┌──
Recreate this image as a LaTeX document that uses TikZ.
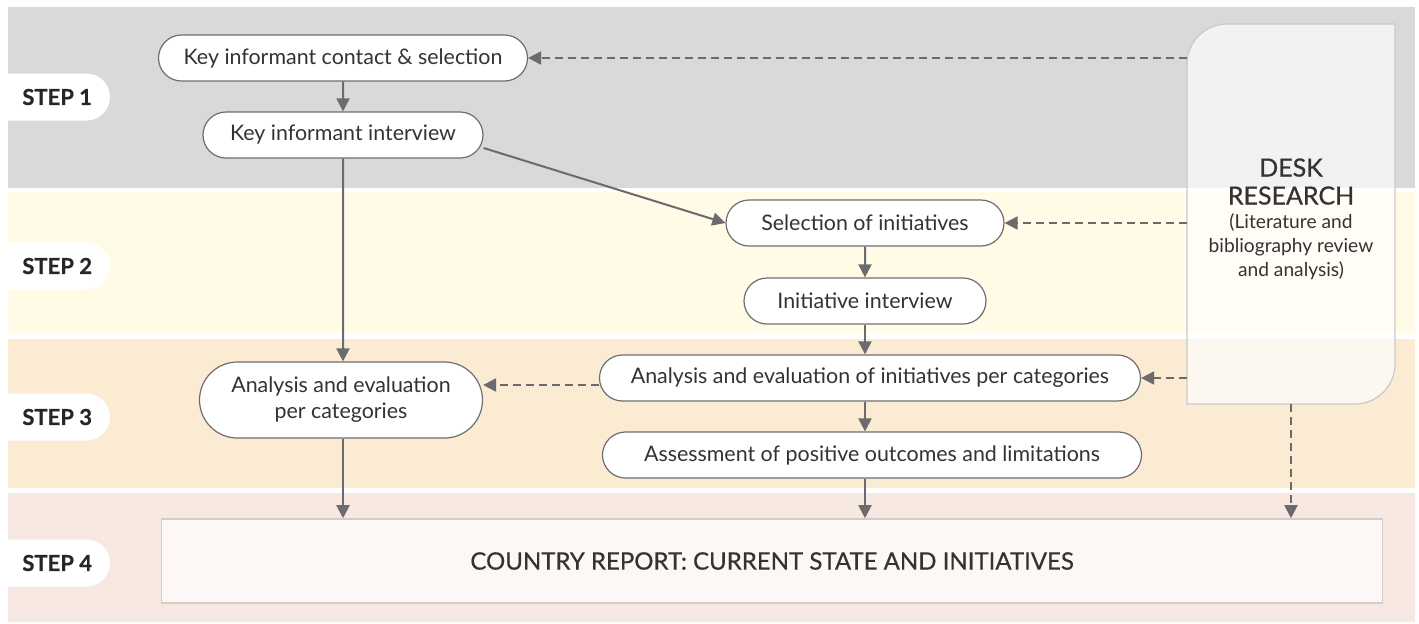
\documentclass[tikz,border=0pt]{standalone}
\usepackage{fontspec}
\setmainfont{Lato}
\usetikzlibrary{arrows.meta,shapes.misc,positioning}
\definecolor{bandgray}{HTML}{D9D9D9}
\definecolor{bandyellow}{HTML}{FFFBE7}
\definecolor{bandpeach}{HTML}{FCEBD3}
\definecolor{bandpink}{HTML}{F7E8E1}
\definecolor{reportfill}{HTML}{FDF8F5}
\definecolor{reportline}{HTML}{D2CDCB}
\definecolor{boxline}{HTML}{6E6E70}
\definecolor{arrowgray}{HTML}{6B6B6E}
\definecolor{inkgray}{HTML}{333333}
\definecolor{deskline}{HTML}{C8CACC}
\newcommand{\desktitle}{\fontsize{12.5}{14}\selectfont\addfontfeature{FakeBold=0.7}}
\newcommand{\desksub}{\fontsize{9.6}{11}\selectfont}
\tikzset{
>={Triangle[length=6.5pt,width=6.5pt]},
  pill/.style={
    rounded rectangle,
    draw=boxline, line width=0.6pt,
    fill=white,
    text=inkgray,
    font=\fontsize{10.7}{13}\selectfont,
    minimum height=23pt,
    inner xsep=0pt,
    align=center},
  flow/.style={draw=arrowgray, line width=1pt, ->},
  deskflow/.style={flow, dash pattern=on 4pt off 2.5pt},
  steptab/.style={
    rounded rectangle,
    rounded rectangle left arc=none,
    fill=white,
    minimum width=51pt,
    minimum height=23.5pt,
    inner sep=0pt},
  steplabel/.style={
    font=\bfseries\fontsize{11}{13}\selectfont\addfontfeature{FakeBold=0.6},
    text=black!85, anchor=west, inner sep=0pt},
}

\begin{document}
\begin{tikzpicture}[x=0.5pt,y=-0.5pt]
    \useasboundingbox (0,0) rectangle (1419,623);

    % step bands
    \fill[bandgray]   (8,7)   rectangle (1415,188);
    \fill[bandyellow] (8,192) rectangle (1415,333);
    \fill[bandpeach]  (8,339) rectangle (1415,488);
    \fill[bandpink]   (8,493) rectangle (1415,622);

    \node [steptab] (tab1) at (59,97) {};
    \node [steptab] (tab2) at (59,266) {};
    \node [steptab] (tab3) at (59,417) {};
    \node [steptab] (tab4) at (59,563) {};
    \node [steplabel] (step1) at (22,97) {STEP 1};
    \node [steplabel] (step2) at (22,266) {STEP 2};
    \node [steplabel] (step3) at (22,417) {STEP 3};
    \node [steplabel] (step4) at (22,563) {STEP 4};

    % desk research box
    \fill[white, fill opacity=0.66] (1187,404) -- (1187,64) .. controls (1187,42) and (1205,24) .. (1227,24)
        -- (1395,24) -- (1395,364) .. controls (1395,386) and (1377,404) .. (1355,404) -- cycle;
    \draw[deskline, line width=0.6pt] (1187,404) -- (1187,64) .. controls (1187,42) and (1205,24) .. (1227,24)
        -- (1395,24) -- (1395,364) .. controls (1395,386) and (1377,404) .. (1355,404) -- cycle;
    \node [minimum width=104pt, minimum height=190pt, inner sep=0pt, align=center, text=inkgray] (desk) at (1291,214) {};
    \node [align=center, text=inkgray, inner sep=0pt, anchor=north] (desktext) at (1291,158)
        {\desktitle DESK\\[2pt]\desktitle RESEARCH\\[0pt]\desksub (Literature and\\\desksub bibliography review\\\desksub and analysis)};

    \node [pill, minimum width=184.5pt] (contact) at (343,58) {Key informant contact \& selection};
    \node [pill, minimum width=140pt] (kiint) at (343,135) {Key informant interview};
    \node [pill, minimum width=139pt] (select) at (865,223) {Selection of initiatives};
    \node [pill, minimum width=121pt] (iniint) at (865,301) {Initiative interview};
    \node [pill, minimum width=270.5pt] (evalini) at (870,378) {Analysis and evaluation of initiatives per categories};
    \node [pill, minimum width=269.5pt] (assess) at (872,455) {Assessment of positive outcomes and limitations};
    \node [pill, minimum width=141.5pt, minimum height=38pt] (evalcat) at (341,400) {Analysis and evaluation\\per categories};
    \node [draw=reportline, line width=0.8pt, fill=reportfill, minimum width=610.5pt, minimum height=42pt,
           text=inkgray, font=\fontsize{12}{14}\selectfont\addfontfeature{FakeBold=0.5}] (report) at (772,561)
           {COUNTRY REPORT: CURRENT STATE AND INITIATIVES};

    % solid flow
    \draw[flow] (contact) -- (kiint);
    \draw[flow] (kiint) -- (kiint |- evalcat.north);
    \draw[flow] ([yshift=-6.5pt]kiint.east) -- (select.west);
    \draw[flow] (select) -- (iniint);
    \draw[flow] (iniint.south) -- (iniint |- evalini.north);
    \draw[flow] (iniint |- evalini.south) -- (iniint |- assess.north);
    \draw[flow] (iniint |- assess.south) -- (iniint |- report.north);
    \draw[flow] (kiint |- evalcat.south) -- (kiint |- report.north);

    % dashed flow from desk research
    \draw[deskflow] (desk.west |- contact) -- (contact.east);
    \draw[deskflow] (desk.west |- select) -- (select.east);
    \draw[deskflow] (desk.west |- evalini) -- (evalini.east);
    \draw[deskflow] ([yshift=-3.5pt]evalini.west) -- ([yshift=-3.5pt]evalini.west -| evalcat.east);
    \draw[deskflow] (desk.south) -- (desk.south |- report.north);

\end{tikzpicture}
\end{document}
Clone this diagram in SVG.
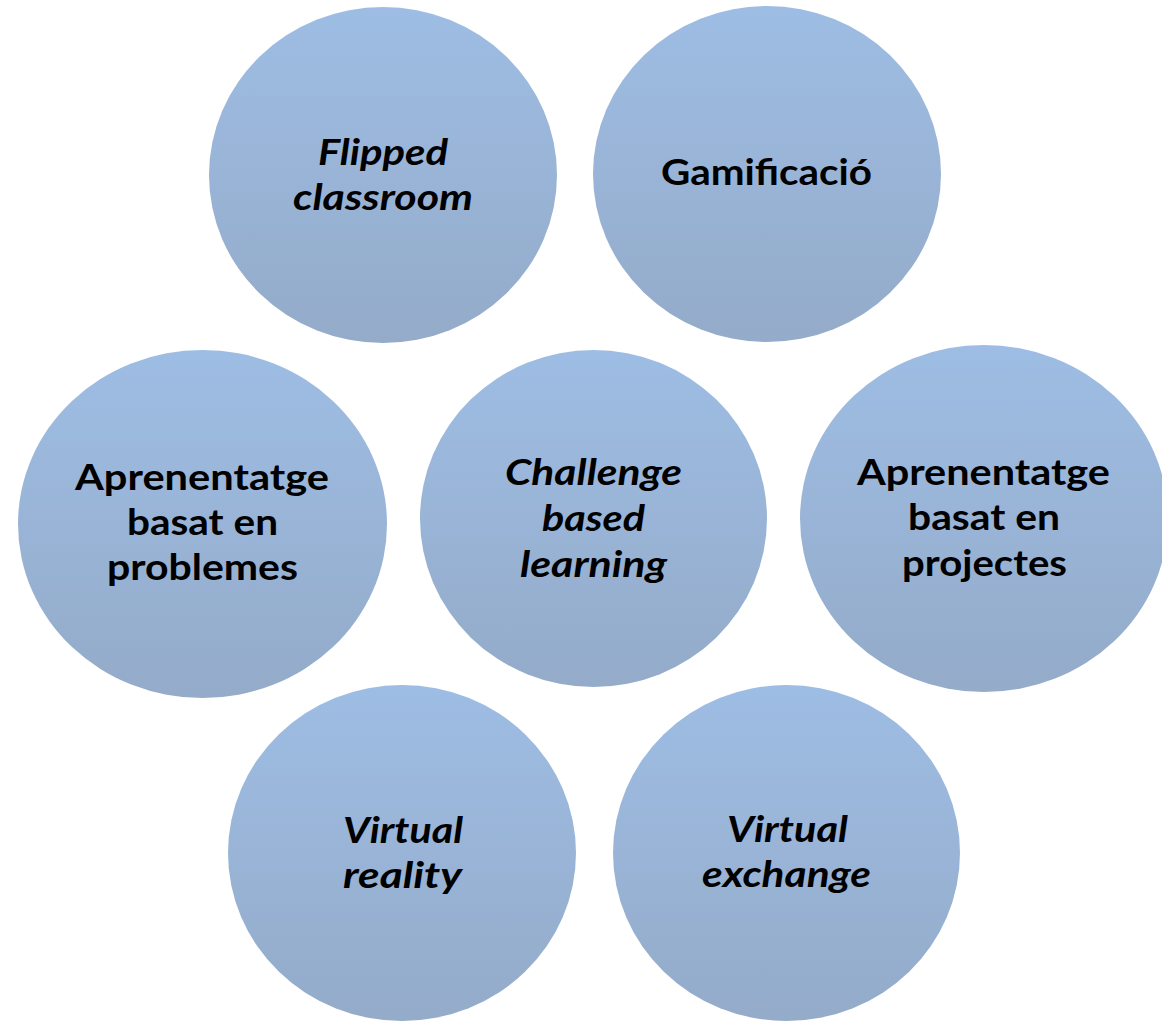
<svg xmlns="http://www.w3.org/2000/svg" width="1162" height="1021" viewBox="0 0 1162 1021">
  <style>
    .node { fill: url(#blueGrad); }
    .lbl { font-family: Lato, "Open Sans", "Noto Sans", sans-serif; font-weight: bold; font-size: 37px; fill: #000000; text-anchor: middle; }
    .it { font-style: italic; }
  </style>
  <defs>
    <linearGradient id="blueGrad" x1="0" y1="0" x2="0" y2="1">
      <stop offset="0" stop-color="#9ebde4"/>
      <stop offset="1" stop-color="#94abc9"/>
    </linearGradient>
  </defs>
  <rect x="0" y="0" width="1162" height="1021" fill="#ffffff"/>
  <g id="connectors"></g>
  <g id="node-flipped">
    <ellipse class="node" cx="383" cy="175" rx="174" ry="168"/>
    <text class="lbl it" x="383" y="165" textLength="130" lengthAdjust="spacingAndGlyphs">Flipped</text>
    <text class="lbl it" x="383" y="210" textLength="180" lengthAdjust="spacingAndGlyphs">classroom</text>
  </g>
  <g id="node-gamificacio">
    <ellipse class="node" cx="767" cy="174" rx="174" ry="168"/>
    <text class="lbl" x="766.5" y="185" textLength="211" lengthAdjust="spacingAndGlyphs">Gamificació</text>
  </g>
  <g id="node-problemes">
    <ellipse class="node" cx="202.5" cy="524" rx="184.5" ry="174"/>
    <text class="lbl" x="202" y="490" textLength="254" lengthAdjust="spacingAndGlyphs">Aprenentatge</text>
    <text class="lbl" x="202.5" y="535" textLength="151" lengthAdjust="spacingAndGlyphs">basat en</text>
    <text class="lbl" x="202.5" y="580" textLength="191" lengthAdjust="spacingAndGlyphs">problemes</text>
  </g>
  <g id="node-challenge">
    <ellipse class="node" cx="593.5" cy="518.5" rx="173.5" ry="168.5"/>
    <text class="lbl it" x="593.5" y="485" textLength="177" lengthAdjust="spacingAndGlyphs">Challenge</text>
    <text class="lbl it" x="593.5" y="531" textLength="103" lengthAdjust="spacingAndGlyphs">based</text>
    <text class="lbl it" x="593.5" y="577" textLength="147" lengthAdjust="spacingAndGlyphs">learning</text>
  </g>
  <g id="node-projectes">
    <ellipse class="node" cx="984" cy="518.5" rx="184" ry="173.5"/>
    <text class="lbl" x="983.5" y="485" textLength="253" lengthAdjust="spacingAndGlyphs">Aprenentatge</text>
    <text class="lbl" x="984" y="530" textLength="152" lengthAdjust="spacingAndGlyphs">basat en</text>
    <text class="lbl" x="984.5" y="576" textLength="165" lengthAdjust="spacingAndGlyphs">projectes</text>
  </g>
  <g id="node-virtual-reality">
    <ellipse class="node" cx="402" cy="853" rx="174" ry="168"/>
    <text class="lbl it" x="403" y="843" textLength="120" lengthAdjust="spacingAndGlyphs">Virtual</text>
    <text class="lbl it" x="402.5" y="888" textLength="119" lengthAdjust="spacingAndGlyphs">reality</text>
  </g>
  <g id="node-virtual-exchange">
    <ellipse class="node" cx="786.5" cy="853" rx="173.5" ry="168"/>
    <text class="lbl it" x="787.5" y="842" textLength="121" lengthAdjust="spacingAndGlyphs">Virtual</text>
    <text class="lbl it" x="786.5" y="887" textLength="169" lengthAdjust="spacingAndGlyphs">exchange</text>
  </g>
</svg>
└──
WORK INSTRUCTIONS: Go through the records and pull out each line that includes the word "this".

EXERCISE SOLUTION:
Recreate this image as a LaTeX document that uses TikZ.
Clone this diagram in SVG.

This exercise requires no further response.